I Was an Adventuress is a 1940 American drama film directed by Gregory Ratoff, starring Vera Zorina, Richard Greene, Erich von Stroheim, and Peter Lorre. An actress/ballerina works as decoy for two international con artists.

==Plot==
Countess Tanya Vronsky acts as bait for notorious jewel thief Andre Desormeaux and his assistant, Polo, on their tour through Europe. Everything goes according to plan until Tanya falls in love with their next target, Paul Vernay. Still, the gang manages to victimize Paul. After the heist, Tanya announces that she is retiring and goes on to marry Paul. Desormeaux tries to convince her to change her mind, but in vain.

They meet again months later in Paris, and Desormeaux makes another attempt at persuading the countess to work with them again. In order to get rid of them for good, she pretends to go along with their plans, but instead sets them up to make them think she has been arrested.

However, her plan is thwarted, and her two accomplices come to her home during a party and pretend to be guests. They manage to steal the guests' jewels and escape. Before they leave, Desormeaux blackmails Tanya, threatening to tell Paul about her past if he does not get 200,000 francs.
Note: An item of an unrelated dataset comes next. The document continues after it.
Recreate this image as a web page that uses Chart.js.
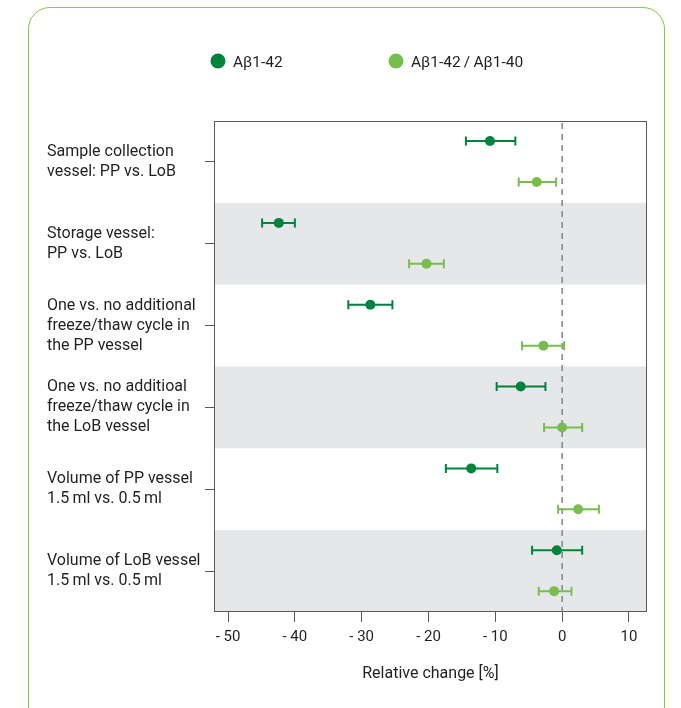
<!DOCTYPE html>
<html>
<head>
<meta charset="utf-8">
<script src="https://cdn.jsdelivr.net/npm/chart.js@4/dist/chart.umd.min.js"></script>
<style>
  html, body { margin: 0; padding: 0; background: #ffffff; }
  #wrap { position: relative; width: 681px; height: 708px; overflow: hidden; }
  #frame {
    position: absolute; left: 28px; top: 7px; width: 637px; height: 760px;
    border: 1.5px solid #8DC63F; border-radius: 22px; box-sizing: border-box;
  }
  canvas { position: absolute; left: 0; top: 0; }
</style>
</head>
<body>
<div id="wrap">
  <div id="frame"></div>
  <canvas id="c" width="681" height="708"></canvas>
</div>
<script>
// Comparisons (rows, top to bottom)
const categories = [
  ['Sample collection', 'vessel: PP vs. LoB'],
  ['Storage vessel:', 'PP vs. LoB'],
  ['One vs. no additional', 'freeze/thaw cycle in', 'the PP vessel'],
  ['One vs. no additioal', 'freeze/thaw cycle in', 'the LoB vessel'],
  ['Volume of PP vessel', '1.5\u2009ml vs. 0.5\u2009ml'],
  ['Volume of LoB vessel', '1.5\u2009ml vs. 0.5\u2009ml']
];

// Aβ1-42: relative change [%] with confidence limits
const ab42Mean = [-10.8, -42.4, -28.7, -6.2, -13.6, -0.8];
const ab42Low  = [-14.4, -44.9, -32.0, -9.8, -17.4, -4.5];
const ab42High = [-7.0, -40.0, -25.4, -2.5, -9.7, 3.0];

// Aβ1-42 / Aβ1-40 ratio
const ratioMean = [-3.8, -20.3, -2.8, 0.0, 2.4, -1.2];
const ratioLow  = [-6.5, -22.9, -6.0, -2.7, -0.6, -3.5];
const ratioHigh = [-0.9, -17.7, 0.3, 3.0, 5.5, 1.4];

const xTickValues = [-50, -40, -30, -20, -10, 0, 10];

const seriesNames = ['A\u03B21-42', 'A\u03B21-42\u2009/\u2009A\u03B21-40'];
const DARK = '#00843D';
const LIGHT = '#78BE4E';
const FONT = 'Roboto, "Liberation Sans", sans-serif';
const TEXT = '#231F20';

function rowsToPoints(mean, low, high, shift) {
  return mean.map((m, i) => ({ x: m, y: i + shift, lo: low[i], hi: high[i] }));
}

// Alternating grey row bands, drawn beneath everything else
const bandsPlugin = {
  id: 'bands',
  beforeDraw(chart) {
    const { ctx, chartArea: a, scales: { y } } = chart;
    ctx.save();
    ctx.fillStyle = '#E6E7E8';
    categories.forEach((_, i) => {
      if (i % 2 === 1) {
        const t = y.getPixelForValue(i - 0.5);
        const b = y.getPixelForValue(i + 0.5);
        ctx.fillRect(a.left, Math.min(t, b), a.right - a.left, Math.abs(b - t));
      }
    });
    ctx.restore();
  }
};

// Plot frame, zero reference line and horizontal error bars
const overlayPlugin = {
  id: 'overlay',
  beforeDatasetsDraw(chart) {
    const { ctx, chartArea: a, scales: { x, y } } = chart;
    ctx.save();
    // frame
    ctx.strokeStyle = '#58595B';
    ctx.lineWidth = 1;
    ctx.strokeRect(Math.round(a.left) + 0.5, Math.round(a.top) + 0.5,
                   Math.round(a.right - a.left) - 1, Math.round(a.bottom - a.top) - 1);
    // dashed zero line
    const x0 = x.getPixelForValue(0);
    ctx.strokeStyle = '#7A7B7D';
    ctx.lineWidth = 1.4;
    ctx.setLineDash([6, 5]);
    ctx.beginPath();
    ctx.moveTo(x0, a.top + 2);
    ctx.lineTo(x0, a.bottom);
    ctx.stroke();
    ctx.setLineDash([]);
    // error bars
    chart.data.datasets.forEach((ds) => {
      ctx.strokeStyle = ds.backgroundColor;
      ctx.lineWidth = 2;
      ds.data.forEach((p) => {
        const py = y.getPixelForValue(p.y);
        const xl = x.getPixelForValue(p.lo);
        const xh = x.getPixelForValue(p.hi);
        ctx.beginPath();
        ctx.moveTo(xl, py); ctx.lineTo(xh, py);
        ctx.moveTo(xl, py - 4.5); ctx.lineTo(xl, py + 4.5);
        ctx.moveTo(xh, py - 4.5); ctx.lineTo(xh, py + 4.5);
        ctx.stroke();
      });
    });
    ctx.restore();
  }
};

// Legend row above the plot
const legendPlugin = {
  id: 'dotLegend',
  afterDraw(chart) {
    const { ctx, chartArea: a } = chart;
    ctx.save();
    ctx.font = '15.5px ' + FONT;
    ctx.textBaseline = 'middle';
    ctx.textAlign = 'left';
    const yMid = 61;
    const starts = [a.left + 4, a.left + 182];
    chart.data.datasets.forEach((ds, i) => {
      const cx = starts[i];
      ctx.fillStyle = ds.backgroundColor;
      ctx.beginPath();
      ctx.arc(cx, yMid, 7.5, 0, Math.PI * 2);
      ctx.fill();
      ctx.fillStyle = TEXT;
      ctx.fillText(ds.label, cx + 15, yMid + 2);
    });
    ctx.restore();
  }
};

new Chart(document.getElementById('c'), {
  type: 'scatter',
  data: {
    datasets: [
      {
        label: seriesNames[0],
        data: rowsToPoints(ab42Mean, ab42Low, ab42High, -0.255),
        backgroundColor: DARK, borderColor: DARK,
        pointRadius: 5, pointHoverRadius: 5, borderWidth: 0
      },
      {
        label: seriesNames[1],
        data: rowsToPoints(ratioMean, ratioLow, ratioHigh, 0.245),
        backgroundColor: LIGHT, borderColor: LIGHT,
        pointRadius: 5, pointHoverRadius: 5, borderWidth: 0
      }
    ]
  },
  options: {
    responsive: false,
    animation: false,
    events: [],
    layout: { padding: { left: 47, right: 34, top: 121, bottom: 0 } },
    plugins: { legend: { display: false }, tooltip: { enabled: false } },
    scales: {
      x: {
        type: 'linear',
        min: -52.1, max: 12.7,
        afterBuildTicks(scale) { scale.ticks = xTickValues.map(v => ({ value: v })); },
        afterFit(scale) { scale.height = 96; },
        border: { display: false },
        grid: { drawOnChartArea: false, drawTicks: true, tickLength: 10, color: '#58595B', lineWidth: 1 },
        ticks: {
          autoSkip: false, maxRotation: 0, padding: 6,
          color: TEXT, font: { family: FONT, size: 15 },
          callback: (v) => v < 0 ? '- ' + Math.abs(v) : String(v)
        },
        title: {
          display: true, text: 'Relative change [%]', color: TEXT,
          font: { family: FONT, size: 16 }, padding: { top: 4, bottom: 24 }
        }
      },
      y: {
        type: 'linear',
        min: -0.5, max: 5.5, reverse: true,
        afterBuildTicks(scale) { scale.ticks = categories.map((_, i) => ({ value: i })); },
        afterFit(scale) { scale.width = 167; },
        border: { display: false },
        grid: { drawOnChartArea: false, drawTicks: true, tickLength: 9, color: '#58595B', lineWidth: 1 },
        ticks: {
          autoSkip: false, crossAlign: 'far', padding: 4,
          color: TEXT, font: { family: FONT, size: 16, lineHeight: 1.25 },
          callback: (v) => categories[v]
        }
      }
    }
  },
  plugins: [bandsPlugin, overlayPlugin, legendPlugin]
});
</script>
</body>
</html>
The theft is soon discovered, and Paul and Tanya go after the thieves in their car. On the way, Paul learns about Tanya's background and forgives her. While they are away, Polo returns to their house in a sudden change of heart, and gives back the jewels. Meanwhile, Desormeaux is boarding a ship to America.
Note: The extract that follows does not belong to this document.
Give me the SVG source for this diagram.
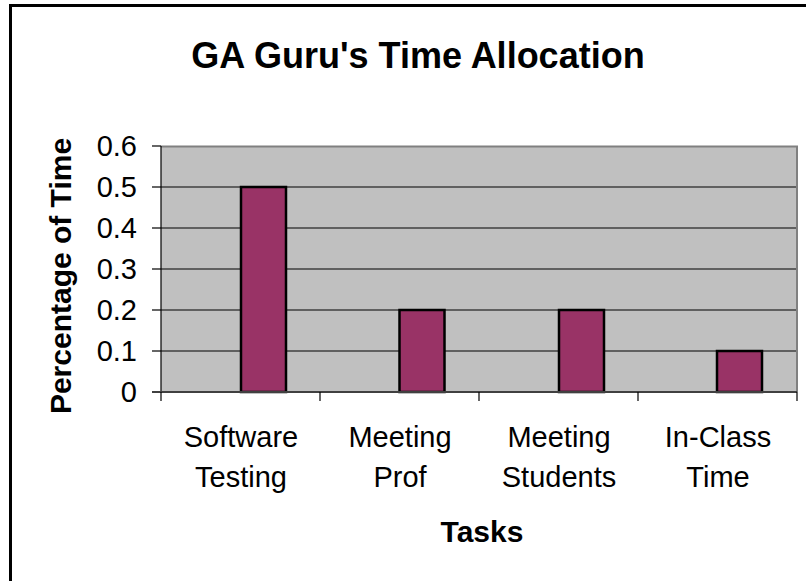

Paul and Tanya come back and discover that the jewels have been returned. They forgive Polo. Tanya entertains her guests at the Vernay mansion by performing a dance from the ballet Swan Lake.
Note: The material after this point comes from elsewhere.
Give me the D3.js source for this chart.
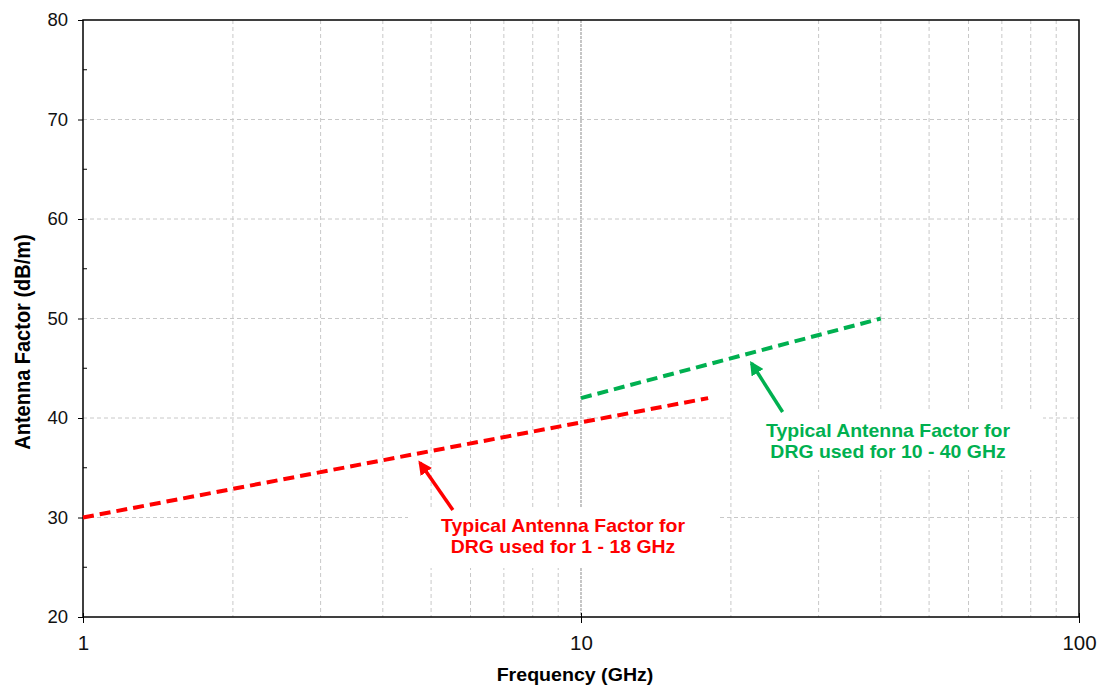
<!DOCTYPE html>
<html><head><meta charset="utf-8">
<script src="https://cdn.jsdelivr.net/npm/d3@7"></script>
<style>body{margin:0;background:#fff;font-family:"Liberation Sans",Arial,sans-serif}</style>
</head><body><svg id="c" width="1100" height="686"></svg>
<script>
const redFreq = [1, 18];
const redAF = [30, 42];
const greenFreq = [10, 40];
const greenAF = [42, 50];
const xTicks = [1, 10, 100];
const yTicks = [20, 30, 40, 50, 60, 70, 80];
const yMinor = [25, 35, 45, 55, 65, 75];
const redLabel = ["Typical Antenna Factor for", "DRG used for 1 - 18 GHz"];
const greenLabel = ["Typical Antenna Factor for", "DRG used for 10 - 40 GHz"];
const redArrow = {from: [5.53, 30.75], to: [4.75, 35.5]};
const greenArrow = {from: [25.4, 40.6], to: [22.0, 45.5]};

const svg = d3.select("#c");
const L = 83, R = 1079, T = 20, B = 617;
const x = d3.scaleLog().domain([1, 100]).range([L, R]);
const y = d3.scaleLinear().domain([20, 80]).range([B, T]);
const font = '"Liberation Sans",Arial,sans-serif';

// vertical minor grid
const minorX = [];
for (const d of [1, 10]) for (let k = 2; k <= 9; k++) minorX.push(d * k);
svg.append("g").selectAll("line").data(minorX).join("line")
  .attr("x1", d => x(d)).attr("x2", d => x(d)).attr("y1", T).attr("y2", B)
  .attr("stroke", "#c8c8c8").attr("stroke-width", 1).attr("stroke-dasharray", "4,3");
svg.append("line").attr("x1", x(10)).attr("x2", x(10)).attr("y1", T).attr("y2", B)
  .attr("stroke", "#a0a0a0").attr("stroke-width", 1.2).attr("stroke-dasharray", "3,1");
svg.append("g").selectAll("line").data(yTicks.slice(1, -1)).join("line")
  .attr("x1", L).attr("x2", R).attr("y1", d => y(d)).attr("y2", d => y(d))
  .attr("stroke", "#c8c8c8").attr("stroke-width", 1).attr("stroke-dasharray", "4,3");

// white label boxes
svg.append("rect").attr("x", 408).attr("y", 508).attr("width", 309).attr("height", 60).attr("fill", "#fff");
svg.append("rect").attr("x", 732).attr("y", 409).attr("width", 311).attr("height", 61).attr("fill", "#fff");

// frame
svg.append("rect").attr("x", L).attr("y", T).attr("width", R - L).attr("height", B - T)
  .attr("fill", "none").attr("stroke", "#000").attr("stroke-width", 1.5);

// y axis
const ya = d3.axisLeft(y).tickValues(yTicks).tickSize(5).tickPadding(10).tickFormat(d3.format("d"));
const gy = svg.append("g").attr("transform", `translate(${L},0)`).call(ya);
gy.select(".domain").remove();
gy.selectAll("text").attr("font-size", 18.5).attr("font-family", font).attr("fill", "#111");
svg.append("g").selectAll("line").data(yMinor).join("line")
  .attr("x1", L).attr("x2", L + 4).attr("y1", d => y(d)).attr("y2", d => y(d))
  .attr("stroke", "#000");

// x axis
const xa = d3.axisBottom(x).tickValues(xTicks).tickSize(6).tickPadding(12).tickFormat(d3.format("d"));
const gx = svg.append("g").attr("transform", `translate(0,${B})`).call(xa);
gx.select(".domain").remove();
gx.selectAll("text").attr("font-size", 20.5).attr("font-family", font).attr("fill", "#111");
gx.selectAll("line").attr("y1", -4);

// titles
svg.append("text").attr("transform", "translate(575,681) scale(1.12,1)").attr("text-anchor", "middle")
  .attr("font-size", 17.5).attr("font-weight", "bold").attr("font-family", font).text("Frequency (GHz)");
svg.append("text").attr("transform", "translate(30,342) rotate(-90) scale(1,1.12)").attr("text-anchor", "middle")
  .attr("font-size", 20).attr("font-weight", "bold").attr("font-family", font).text("Antenna Factor (dB/m)");

// series
const line = d3.line().x(d => x(d[0])).y(d => y(d[1]));
svg.append("path").datum(redFreq.map((f, i) => [f, redAF[i]])).attr("d", line)
  .attr("fill", "none").attr("stroke", "#ff0000").attr("stroke-width", 4).attr("stroke-dasharray", "11,6");
svg.append("path").datum(greenFreq.map((f, i) => [f, greenAF[i]])).attr("d", line)
  .attr("fill", "none").attr("stroke", "#00b050").attr("stroke-width", 4).attr("stroke-dasharray", "11,6");

// arrows
const defs = svg.append("defs");
function marker(id, color) {
  defs.append("marker").attr("id", id).attr("viewBox", "0 0 10 10").attr("refX", 8).attr("refY", 5)
    .attr("markerWidth", 4).attr("markerHeight", 4).attr("orient", "auto").attr("markerUnits", "strokeWidth")
    .append("path").attr("d", "M0,0 L10,5 L0,10 z").attr("fill", color);
}
marker("ar", "#ff0000"); marker("ag", "#00b050");
function arrow(a, color, m) {
  svg.append("line").attr("x1", x(a.from[0])).attr("y1", y(a.from[1]))
    .attr("x2", x(a.to[0])).attr("y2", y(a.to[1]))
    .attr("stroke", color).attr("stroke-width", 3.5).attr("marker-end", `url(#${m})`);
}
arrow(redArrow, "#ff0000", "ar");
arrow(greenArrow, "#00b050", "ag");

// labels
function label(lines, cx, y0, color) {
  svg.append("g").selectAll("text").data(lines).join("text")
    .attr("transform", (d, i) => `translate(${cx},${y0 + i * 21}) scale(1.08,1)`).attr("text-anchor", "middle")
    .attr("font-size", 18).attr("font-weight", "bold").attr("font-family", font).attr("fill", color).text(d => d);
}
label(redLabel, 563, 532, "#ff0000");
label(greenLabel, 888, 437, "#00b050");
</script></body></html>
Polo then boards the ship, pretending to still have the jewels in a briefcase. He then "accidentally" drops the suitcase in the water.

==Cast==

- Vera Zorina as Countess Tanya Vronsky (as Zorina)
- Richard Greene as Paul Vernay
- Erich von Stroheim as Andre Desormeaux (as Erich Von Stroheim)
- Peter Lorre as Polo
- Sig Ruman as Herr Protz (as Sig Rumann)
- Fritz Feld as Henri Gautier
- Cora Witherspoon as Aunt Cecile
- Anthony Kemble-Cooper as Cousin Emil (as Anthony Kemple Cooper)
- Paul Porcasi as Fisherman
- Inez Palange as Fisherman's Wife
- Egon Brecher as Jacques Dubois
- Roger Imhof as Henrich Von Kongen
- Rolfe Sedan as Waiter
- Eddie Conrad as Waiter
- Fortunio Bonanova as Orchestra Leader
- George Balanchine as Ballet Dancer
- Lew Christensen as Ballet Dancer
- Phyllis Barry as Englishwoman at Exhibit
- Charles Laskey as Ballet Dancer
- Ellinor Vanderveer as Englishwoman at Exhibit

==Production==
The twelve-minute ballet sequence of Swan Lake was the longest ballet scene to appear in any film to date. For the scene, a $15,000 all-glass set, the first of its kind, was built using 40,000 sqft of 1/4 in plate glass.